A work of art encountered as a work of art is an experience, not a statement or an answer to a question. Art is not only about something; It Is something. A work of art is a thing in the world, not just a text or commentary on the world.

There is nothing new here. No intelligent person asks "What does it mean?" in the tone of voice Miss Sontag hears, except possibly the authors of the Hymarx College Outline Series.

Meaning provides a serious critic with the motivation for analysis. When he sees a movie or reads a book it moves him, it gives him an idea--it means something to him, emotionally or intellectually. The real problem is "Why and how does it mean what is does?" This curiousity is aroused by the recognition of meaning. Meaning is whatever makes a book worth reading; Miss Sontag, true to form, finds few books worth her time.

There are twenty-six essays in Against Interpretation, and only three of them are about something Miss Sontag liked. These three deal with the most obscure books or films she touches upon. When she manages to praise something, it is always in the "no, but" form:

I am not persuaded by Levi-Strauss' arguments against Sartre.

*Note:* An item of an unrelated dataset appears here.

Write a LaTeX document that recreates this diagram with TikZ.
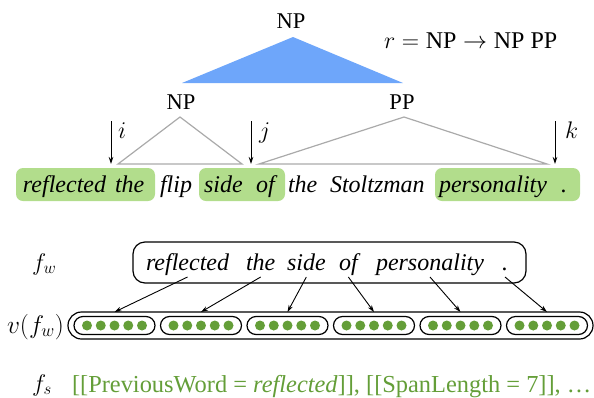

But I should say that he is, since the death of Merleau-Ponty, the most interesting and challenging critic of Sartrean existentialism and phenomenology.

Or,

I do not believe (as many do) that Lukacs is the figure who speaks the most interesting or plausible form of Marxism today, much less that he is (as he has been called) "the greatest Marxist since Marx." But there can be no doubt that he has a special eminence and claim to our attention.

The latter quotation can also be read as "Look at me. I am different. I don't like what other people like. Miss Sontag would debunk ice cream if she could find a publisher. She even comes out against truth:

Perhaps there are certain ages which do not need truth as much as they need a deepening of the sense of reality, a widening of the imagination. I, for one, do not doubt that the sane view of the world is the true one. But is that what is always wanted, truth? The need for truth is not constant; no more than is the need for repose. An idea which is a distortion may have a greater intellectual thrust than the truth; it may better serve the needs of the spirit, which vary. The truth is balance, but the opposite of truth, which is unbalance, may not be a lie.

Maybe she's writing to be different. Maybe she's writing to be cute. My guess is that she's writing for the money.